The competitiveness level of China’s green food industry shows a trend of “high in the west and low in the east”, with a small gap between the competitiveness level of the middle and the eastern. Highly competitive provinces are concentrated in the northwest, and most Chinese provinces and cities are in the middle of competitiveness.

(2)

The land use efficiency of China’s green food industry generally showed a trend of rising and then falling and peaked in 2016. The average value of land use efficiency of the green food industry in the three regions is ranked as eastern > western > middle, and the middle and western are lower than the national average in most years.

(3)

The average value of coupling coordination between the competitiveness level and land use efficiency of China’s green food industry floats at the boundary of high-quality coordination, with all three regions showing a rising and then declining trend and leveling off and peaking in 2013. The eastern and western are in high-quality coordination all year round, and the middle is in good coordination most years.

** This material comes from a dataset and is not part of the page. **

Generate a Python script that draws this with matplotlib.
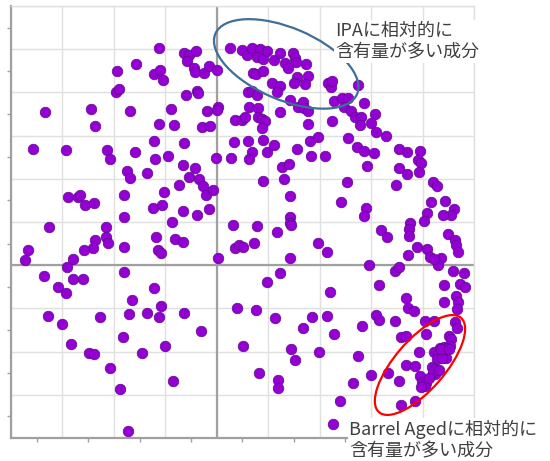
import numpy as np
import matplotlib
matplotlib.use('Agg')
import matplotlib.pyplot as plt
from matplotlib.patches import Ellipse
from matplotlib.ticker import MultipleLocator, NullFormatter
from matplotlib import transforms

plt.rcParams['font.family'] = ['Noto Sans CJK JP', 'DejaVu Sans']

# sample scores on the two components (x = PC1, y = PC2), grouped by area of the map
left_pts = np.array([
    (-1.94, 4.50), (-1.96, 4.01), (-1.91, 4.08), (-3.34, 3.55), (-2.45, 3.62),
    (-2.37, 3.22), (-3.58, 2.69), (-2.94, 2.67), (-2.14, 2.67), (-2.08, 2.46),
    (-1.75, 2.18), (-1.69, 2.02), (-2.90, 1.58), (-2.70, 1.58), (-2.66, 1.63),
    (-2.57, 1.39), (-2.39, 1.44), (-1.81, 1.63), (-1.81, 1.12), (-3.27, 0.88),
    (-2.16, 0.88), (-2.16, 0.65), (-2.12, 0.51), (-2.37, 0.58), (-2.41, 0.40),
    (-2.59, 0.35), (-3.67, 0.35), (-3.73, 0.12), (-2.80, 0.14), (-2.92, -0.04),
    (-1.81, 0.42), (-1.81, -0.16), (-3.36, -0.25), (-2.80, -0.32), (-2.60, -0.32),
    (-3.09, -0.50), (-2.94, -0.64), (-3.29, -1.18), (-3.01, -1.36), (-2.27, -1.20),
    (-2.84, -1.82), (-2.49, -2.03), (-2.39, -2.06), (-2.08, -2.38), (-1.89, -2.87),
    (-1.71, -1.13), (-1.83, -1.66), (-1.73, -3.84),
])

mid_pts = np.array([
    (-1.13, 5.03), (-1.57, 4.66), (-0.64, 4.91), (-0.54, 4.87), (-0.41, 4.96),
    (-0.58, 4.73), (-1.22, 4.43), (-1.11, 4.52), (-1.05, 4.29), (-0.45, 4.56),
    (-0.43, 4.47), (-0.25, 4.45), (-0.16, 4.61), (0.00, 4.52), (-0.60, 3.94),
    (-0.39, 4.03), (-0.37, 3.99), (-1.69, 3.57), (-0.89, 3.62), (-0.19, 3.57),
    (0.02, 3.66), (0.00, 3.59), (-1.13, 3.27), (-0.84, 3.25), (-0.29, 3.20),
    (-0.14, 3.22), (-1.22, 2.88), (-0.64, 2.83), (-1.59, 2.62), (-1.21, 2.46),
    (-0.95, 2.53), (-0.02, 2.48), (0.27, 2.48), (0.33, 2.85), (0.35, 3.36),
    (0.49, 3.36), (0.25, 5.03), (-1.36, 2.13), (-0.66, 2.32), (-0.43, 2.25),
    (-0.54, 2.04), (-0.35, 2.00), (-0.27, 1.83), (-0.21, 1.63), (-0.08, 1.74),
    (-0.74, 1.86), (-1.03, 1.69), (-1.24, 1.32), (-1.07, 1.39), (-0.66, 1.25),
    (-0.39, 1.16), (-0.16, 1.30), (-0.87, 1.00), (0.31, 0.93), (-1.19, 0.65),
    (-0.82, 0.61), (-0.66, 0.54), (-1.15, 0.35), (-1.09, 0.28), (0.02, 0.17),
    (0.35, 0.40), (0.43, 0.47), (0.51, 0.42), (-1.22, -0.53), (-1.65, -0.81),
    (-1.36, -1.11), (-1.09, -0.94), (-1.13, -1.20), (-0.64, -1.11), (-0.31, -1.52),
    (-1.46, -2.03), (-1.01, -1.87), (0.39, -0.99), (0.51, -1.87), (-0.86, -2.68),
])

ipa_pts = np.array([
    (0.49, 4.98), (0.58, 4.87), (0.68, 5.03), (0.84, 5.00), (0.78, 4.82),
    (0.89, 4.77), (0.97, 4.96), (1.11, 4.75), (1.22, 4.91), (1.32, 4.68),
    (1.38, 4.56), (1.48, 4.91), (1.52, 4.80), (1.54, 4.70), (1.73, 4.66),
    (0.70, 4.45), (0.76, 4.43), (0.89, 4.50), (1.56, 4.36), (1.77, 4.38),
    (1.50, 4.22), (1.71, 4.19), (1.07, 4.22), (1.22, 4.15), (1.17, 4.01),
    (0.60, 4.01), (0.68, 4.03), (0.78, 3.94), (2.16, 4.22), (2.22, 4.13),
    (2.24, 4.26), (1.42, 3.82), (1.57, 3.66), (1.67, 3.78), (1.69, 3.64),
    (1.77, 3.57), (1.22, 3.55), (0.62, 3.66), (0.80, 3.64), (0.80, 3.43),
    (0.87, 3.38), (0.93, 3.34), (0.87, 3.18), (0.54, 3.43), (1.77, 3.27),
    (2.24, 3.34), (2.27, 3.80), (2.43, 3.87), (2.55, 3.87), (2.47, 3.66),
    (2.60, 3.57), (2.68, 3.43), (2.80, 3.43), (2.78, 3.25), (2.74, 4.17),
    (0.60, 2.88), (0.68, 2.62), (0.62, 2.46), (0.89, 2.90), (0.97, 2.62),
    (1.11, 2.78), (1.56, 2.69), (1.81, 2.88), (1.96, 2.97), (1.83, 2.53),
    (2.10, 2.53), (2.55, 2.94), (2.72, 2.74), (1.26, 2.27), (1.40, 2.34),
    (0.89, 1.95), (1.30, 2.00), (1.42, 1.60), (2.53, 1.93), (2.41, 1.46),
    (1.42, 1.12), (1.42, 0.98), (0.78, 0.91),
    (1.17, 0.77), (1.44, 0.93), (0.72, 0.51), (1.42, 0.17), (1.96, 0.51),
    (2.14, 0.31), (1.22, -0.18), (0.97, -0.39), (2.20, -0.62), (0.76, -1.04),
    (1.13, -1.22), (1.85, -1.20), (2.14, -1.18), (1.67, -1.45), (2.27, -1.59),
    (1.44, -1.94), (1.52, -2.19), (1.98, -2.01), (2.74, -2.10), (0.82, -2.50),
    (1.19, -2.66), (1.19, -2.84), (2.64, -2.73), (2.39, -3.14), (2.26, -3.68),
])

barrel_pts = np.array([
    (2.86, 3.75), (3.07, 3.50), (2.99, 3.29), (3.09, 3.08), (3.29, 2.99),
    (2.86, 2.64), (3.05, 2.60), (2.92, 2.30), (3.54, 2.69), (3.69, 2.62),
    (3.95, 2.64), (3.91, 2.44), (3.97, 2.37), (3.93, 2.16), (3.54, 2.25),
    (3.69, 2.11), (3.48, 1.86), (4.20, 1.93), (4.28, 1.83), (4.16, 1.46),
    (4.43, 1.49), (4.61, 1.30), (4.55, 1.16), (4.39, 1.16), (4.08, 1.21),
    (4.02, 1.02), (3.75, 0.98), (2.90, 1.32), (2.86, 1.14),
    (3.73, 0.84), (3.73, 0.68), (3.19, 0.81), (3.30, 0.65), (4.49, 0.72),
    (4.63, 0.58), (4.65, 0.47), (4.69, 0.31), (3.89, 0.42), (4.08, 0.38),
    (4.14, 0.19), (4.35, 0.17), (4.30, 0.00), (4.22, 0.14), (3.71, 0.24),
    (2.95, 0.00), (3.46, -0.13), (3.54, -0.04), (4.59, -0.13), (4.80, -0.18),
    (3.15, -0.46), (4.41, -0.46), (4.72, -0.44), (4.82, -0.50), (3.67, -0.76),
    (3.71, -0.99), (3.83, -1.06), (4.41, -0.85), (4.65, -0.71), (4.69, -0.85),
    (4.67, -1.01), (3.09, -1.15), (3.15, -1.27), (3.46, -1.29), (2.82, -1.41),
    (4.04, -1.29), (4.22, -1.29), (4.63, -1.31), (4.67, -1.45), (3.58, -1.66),
    (3.67, -1.64), (4.06, -1.59), (4.51, -1.64), (4.55, -1.71), (4.53, -1.87),
    (4.34, -1.92), (4.41, -1.89), (4.47, -1.92), (4.22, -2.01), (4.30, -2.06),
    (4.39, -2.03), (4.45, -2.15), (4.28, -2.17), (4.37, -2.15), (4.35, -1.94),
    (4.51, -1.94), (3.93, -2.01), (3.67, -2.31), (3.85, -2.33), (4.18, -2.36),
    (4.24, -2.40), (4.24, -2.52), (4.20, -2.47), (4.32, -2.43), (3.95, -2.57),
    (3.99, -2.71), (4.06, -2.73), (4.04, -2.80), (3.97, -2.82), (4.12, -2.61),
    (3.32, -2.50), (3.54, -2.68), (3.00, -2.54), (3.58, -3.24), (3.85, -3.14),
])

ipa_label = 'IPAに相対的に\n含有量が多い成分'
barrel_label = 'Barrel Agedに相対的に\n含有量が多い成分'

pts = np.vstack([left_pts, mid_pts, ipa_pts, barrel_pts])

fig = plt.figure(figsize=(5.5, 4.61), dpi=100)
ax = fig.add_axes([0.02, 0.0499, 0.8418, 0.937])

ax.scatter(pts[:, 0], pts[:, 1], s=58, facecolor='#9400D3', edgecolor='#5E0A8C',
           linewidth=0.5, zorder=3)

ax.axhline(0, color='#a0a0a0', lw=1.6, zorder=2)
ax.axvline(0, color='#a0a0a0', lw=1.6, zorder=2)


def ring(cx, cy, w, h, angle, color):
    # ellipse sized in inches, centred on a data point
    trans = fig.dpi_scale_trans + transforms.ScaledTranslation(cx, cy, ax.transData)
    ax.add_patch(Ellipse((0, 0), w, h, angle=angle, transform=trans, fill=False,
                         edgecolor=color, lw=1.6, zorder=4, clip_on=False))


ring(1.35, 4.66, 1.54, 0.72, -23, '#3F6E96')
ring(3.95, -2.31, 1.25, 0.50, 49, '#FF0000')

ax.set_xlim(-4, 5)
ax.set_ylim(-4, 6)
ax.xaxis.set_major_locator(MultipleLocator(1))
ax.yaxis.set_major_locator(MultipleLocator(1))
ax.xaxis.set_minor_locator(MultipleLocator(0.5))
ax.yaxis.set_minor_locator(MultipleLocator(0.5))
ax.xaxis.set_major_formatter(NullFormatter())
ax.yaxis.set_major_formatter(NullFormatter())
ax.tick_params(which='major', length=0)
ax.tick_params(which='minor', length=3, direction='out', color='#a0a0a0', width=1)
ax.grid(which='major', color='#e0e0e0', lw=1.0, zorder=0)
ax.set_axisbelow(True)

for side in ['left', 'bottom']:
    ax.spines[side].set_color('#a0a0a0')
    ax.spines[side].set_linewidth(1.6)
for side in ['top', 'right']:
    ax.spines[side].set_color('#e0e0e0')
    ax.spines[side].set_linewidth(1.0)

ax.text(2.30, 5.18, ipa_label, fontsize=13, color='#404040', va='center', ha='left',
        linespacing=1.25, zorder=5, clip_on=False,
        bbox=dict(facecolor='white', edgecolor='none', pad=1))
ax.text(2.57, -4.05, barrel_label, fontsize=13, color='#404040', va='center', ha='left',
        linespacing=1.25, zorder=5, clip_on=False,
        bbox=dict(facecolor='white', edgecolor='none', pad=1))

fig.savefig('out.png', dpi=100)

The number of provinces and cities in high-quality coordination in China is shifting from the north to the south in terms of geographic location, with the eastern relying on the development of the three major economic belts, the western having a smaller gap between provinces and cities, and the middle having an overall positive posture.

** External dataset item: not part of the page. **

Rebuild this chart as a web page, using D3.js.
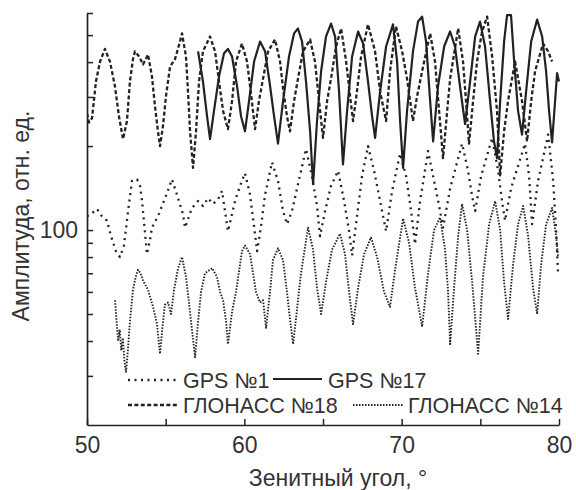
<!DOCTYPE html>
<html>
<head>
<meta charset="utf-8">
<script src="https://cdn.jsdelivr.net/npm/d3@7"></script>
<style>
  html, body { margin: 0; padding: 0; background: #fff; }
  svg { display: block; }
  text { font-family: "Liberation Sans", Arial, sans-serif; fill: #333; }
</style>
</head>
<body>
<svg id="chart" width="576" height="490"></svg>
<script>
// ---- data ----
const xTickValues = [50, 55, 60, 65, 70, 75, 80];
const xTickLabels = [50, 60, 70, 80];
const yTickValues = [30, 40, 50, 60, 70, 80, 90, 100, 200, 300, 400, 500, 600];
const yTickLabels = [100];
const seriesNames = ["GPS №1", "GPS №17", "ГЛОНАСС №18", "ГЛОНАСС №14"];

const glonass18 = [
[50.0,262],[50.13,243],[50.32,252],[50.57,341],[50.83,402],[51.14,446],[51.46,402],[51.78,327],[52.03,256],[52.29,212],
[52.54,246],[52.73,341],[52.92,409],[53.05,437],[53.31,419],[53.56,392],[53.88,426],[54.13,355],[54.32,278],[54.51,226],
[54.64,200],[54.83,236],[55.02,302],[55.28,386],[55.59,409],[55.91,474],[56.04,507],[56.29,419],[56.42,314],[56.55,226],
[56.74,167],[56.93,226],[57.12,341],[57.37,437],[57.82,494],[58.14,437],[58.39,341],[58.65,267],[58.96,230],[59.22,290],
[59.47,402],[59.85,466],[60.17,402],[60.43,306],[60.68,230],[60.93,290],[61.19,349],[61.51,437],[61.95,482],[62.27,402],
[62.46,322],[62.71,256],[62.9,226],[63.16,290],[63.41,349],[63.73,437],[64.18,482],[64.49,402],[64.75,290],[65.0,214],
[65.26,290],[65.51,349],[65.83,455],[66.15,528],[66.47,402],[66.72,302],[66.91,246],[67.16,314],[67.42,419],[67.86,546],
[68.31,437],[68.63,314],[69.01,246],[69.26,371],[69.64,537],[70.03,437],[70.34,349],[70.72,246],[70.98,302],[71.30,371],
[71.81,507],[72.12,402],[72.38,267],[72.63,181],[72.89,267],[73.08,349],[73.59,528],[73.90,402],[74.09,290],[74.28,204],
[74.54,290],[74.79,402],[75.11,515],[75.43,582],[75.75,419],[76.06,267],[76.26,157],[76.51,226],[76.76,290],[77.21,402],
[77.65,290],[77.97,208],[78.23,290],[78.48,371],[78.99,466],[79.31,437],[79.56,402]
];

const gps17 = [
[57.06,437],[57.37,341],[57.63,256],[57.82,212],[58.07,267],[58.39,355],[58.71,430],[58.96,446],[59.22,419],[59.54,327],
[59.79,256],[60.04,226],[60.30,290],[60.62,402],[61.0,474],[61.32,437],[61.64,327],[61.89,256],[62.14,204],[62.46,290],
[62.84,419],[63.16,507],[63.41,528],[63.67,474],[63.92,341],[64.18,226],[64.37,146],[64.62,246],[64.88,371],[65.19,494],
[65.51,550],[65.77,494],[66.02,314],[66.27,172],[66.53,267],[66.85,419],[67.23,515],[67.55,466],[67.86,341],[68.12,256],
[68.31,214],[68.63,314],[69.01,455],[69.45,546],[69.71,402],[69.90,246],[70.09,167],[70.34,267],[70.72,437],[71.04,559],
[71.30,582],[71.55,474],[71.81,290],[72.0,208],[72.31,327],[72.70,455],[73.08,515],[73.39,455],[73.71,327],[74.03,240],
[74.35,341],[74.67,494],[74.98,559],[75.30,455],[75.62,290],[75.87,208],[76.06,181],[76.26,290],[76.51,474],[76.70,590],
[76.95,590],[77.15,402],[77.40,267],[77.65,220],[77.91,314],[78.23,474],[78.61,568],[78.93,494],[79.18,371],[79.37,267],
[79.56,206],[79.75,290],[79.88,365],[80.0,341]
];

const gps1 = [
[50.0,112],[50.32,115],[50.64,119],[50.95,112],[51.27,108],[51.53,95],[51.84,84],[52.10,80],[52.35,88],[52.61,117],
[52.86,150],[53.18,152],[53.37,144],[53.50,127],[53.69,97],[53.81,82],[54.0,92],[54.13,102],[54.51,112],[54.96,130],
[55.40,152],[55.79,130],[56.10,114],[56.23,102],[56.67,120],[57.06,127],[57.37,122],[57.69,130],[58.01,124],[58.33,129],
[58.58,138],[58.77,117],[58.96,99],[59.41,127],[59.73,144],[60.04,160],[60.36,134],[60.62,103],[60.81,84],[61.06,103],
[61.32,134],[61.76,175],[62.14,150],[62.46,117],[62.71,105],[63.03,117],[63.41,146],[63.92,195],[64.30,156],[64.62,122],
[64.81,95],[65.13,117],[65.51,144],[65.96,163],[66.34,127],[66.66,99],[66.85,81],[67.16,112],[67.48,156],[67.86,200],
[68.25,163],[68.63,127],[69.01,99],[69.39,138],[69.90,188],[70.28,156],[70.60,117],[70.85,89],[71.17,127],[71.68,192],
[72.06,150],[72.38,122],[72.63,102],[73.08,141],[73.84,204],[74.22,163],[74.48,132],[74.67,117],[75.05,156],[75.75,214],
[76.13,163],[76.38,127],[76.57,108],[76.95,141],[77.84,204],[78.10,156],[78.29,105],[78.67,150],[79.31,220],[79.63,150],
[79.82,99],[79.94,70]
];

const glonass14 = [
[51.78,56],[51.88,47],[51.98,40],[52.08,44],[52.18,37],[52.28,41],[52.38,34],[52.48,31],[52.58,36],[52.73,47],
[52.92,61],[53.1,68],[53.24,72],[53.4,70],[53.56,66],[53.88,61],[54.2,53],[54.45,46],[54.64,36],[54.8,45],
[54.95,54],[55.15,55],[55.34,50],[55.53,61],[55.79,73],[56.04,80],[56.29,68],[56.48,55],[56.67,44],[56.87,35],
[57.06,47],[57.25,60],[57.5,70],[57.95,73],[58.26,68],[58.46,60],[58.65,56],[58.84,47],[58.96,39],[59.22,51],
[59.47,60],[59.85,84],[60.04,88],[60.36,82],[60.74,60],[61.0,55],[61.19,56],[61.38,44.6],[61.63,60],[61.82,78],
[62.14,86],[62.46,78],[62.71,60],[62.90,48],[63.10,39],[63.35,52],[63.60,70],[64.05,102],[64.37,85],[64.62,62],
[64.88,50],[65.19,65],[65.57,85],[66.08,97],[66.40,82],[66.66,60],[66.91,46],[67.23,62],[67.61,82],[68.05,94],
[68.44,80],[68.88,60],[69.26,53],[69.58,72],[70.09,110],[70.47,90],[70.85,62],[71.30,45],[71.68,70],[72.06,100],
[72.44,111],[72.76,85],[72.95,60],[73.08,39],[73.33,62],[73.59,95],[73.84,124],[74.16,100],[74.48,65],[74.86,36],
[75.17,68],[75.56,105],[75.94,127],[76.26,100],[76.51,65],[76.76,48],[77.08,75],[77.40,105],[77.72,122],[78.04,95],
[78.35,62],[78.61,50],[78.86,75],[79.18,105],[79.56,120],[79.82,95],[79.94,80]
];

// ---- styles ----
const ink = "#222";
const styles = {
  "GPS №1":      { dash: "2,4.5",   width: 2.3 },
  "GPS №17":     { dash: null,      width: 2.2 },
  "ГЛОНАСС №18": { dash: "4,2.4",   width: 2.3 },
  "ГЛОНАСС №14": { dash: "1.5,1.5", width: 1.9 }
};

const svg = d3.select("#chart");
const x = d3.scaleLinear().domain([50, 80]).range([87, 559]);
const y = d3.scaleLog().domain([20, 600]).range([425, 13]);

// clip
svg.append("defs").append("clipPath").attr("id", "clip")
  .append("rect").attr("x", 87).attr("y", 11).attr("width", 474).attr("height", 414);

const line = d3.line().x(d => x(d[0])).y(d => y(d[1]));
const plot = svg.append("g").attr("clip-path", "url(#clip)");
const seriesData = {
  "GPS №1": gps1, "GPS №17": gps17, "ГЛОНАСС №18": glonass18, "ГЛОНАСС №14": glonass14
};
seriesNames.forEach(name => {
  const s = styles[name];
  const p = plot.append("path").datum(seriesData[name]).attr("d", line)
    .attr("fill", "none").attr("stroke", ink).attr("stroke-width", s.width)
    .attr("stroke-linejoin", "round");
  if (s.dash) p.attr("stroke-dasharray", s.dash);
});

// axes
const xAxis = d3.axisBottom(x).tickValues(xTickValues)
  .tickSizeInner(-6).tickSizeOuter(0).tickPadding(12)
  .tickFormat(d => xTickLabels.includes(d) ? d : "");
const gx = svg.append("g").attr("transform", "translate(0,425)").call(xAxis);

const yAxis = d3.axisLeft(y).tickValues(yTickValues)
  .tickSizeInner(-6).tickSizeOuter(0).tickPadding(9)
  .tickFormat(d => yTickLabels.includes(d) ? d : "");
const gy = svg.append("g").attr("transform", "translate(87,0)").call(yAxis);

[gx, gy].forEach(g => {
  g.select(".domain").attr("stroke", ink).attr("stroke-width", 1.7);
  g.selectAll(".tick line").attr("stroke", ink).attr("stroke-width", 1.5);
  g.selectAll(".tick text").attr("font-size", 23)
    .attr("font-family", "'Liberation Sans', Arial, sans-serif").attr("fill", "#333");
});

// axis titles
svg.append("text").attr("x", 338).attr("y", 486).attr("text-anchor", "middle")
  .attr("font-size", 23).text("Зенитный угол, °");
svg.append("text").attr("transform", "translate(29,216) rotate(-90)")
  .attr("text-anchor", "middle").attr("font-size", 23).text("Амплитуда, отн. ед.");

// legend
const legendItems = [
  { name: "GPS №1",      x1: 128, x2: 178, ly: 380, tx: 183, ty: 388 },
  { name: "GPS №17",     x1: 273, x2: 322, ly: 379, tx: 328, ty: 388 },
  { name: "ГЛОНАСС №18", x1: 128, x2: 178, ly: 405, tx: 183, ty: 413 },
  { name: "ГЛОНАСС №14", x1: 353, x2: 403, ly: 405, tx: 408, ty: 413 }
];
const lg = svg.append("g");
legendItems.forEach(it => {
  const s = styles[it.name];
  const l = lg.append("line").attr("x1", it.x1).attr("x2", it.x2)
    .attr("y1", it.ly).attr("y2", it.ly)
    .attr("stroke", ink).attr("stroke-width", it.name === "GPS №17" ? 1.8 : s.width);
  if (s.dash) l.attr("stroke-dasharray", s.dash);
  lg.append("text").attr("x", it.tx).attr("y", it.ty).attr("font-size", 21.5).text(it.name);
});
</script>
</body>
</html>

There are still some limitations in this study. Firstly, since part of the current green foods is privately cultivated by farmers and part of them are planted in national standard production bases, it will lead to some missing information. Secondly, the grading method of this study on coupling coordination combines the empirical results of this study and the studies of related experts and scholars, but there is still some subjectivity. Thirdly, this study concentrates on macro analysis from the perspective of the green food industry, ignoring the growth characteristics of green food itself and other factors that may affect the accuracy of the results. In addition, this study divides China into three regions, east, middle, and west, on the basis of which regional subdivision can be compared in the future, and the influencing factors can be further refined and analyzed.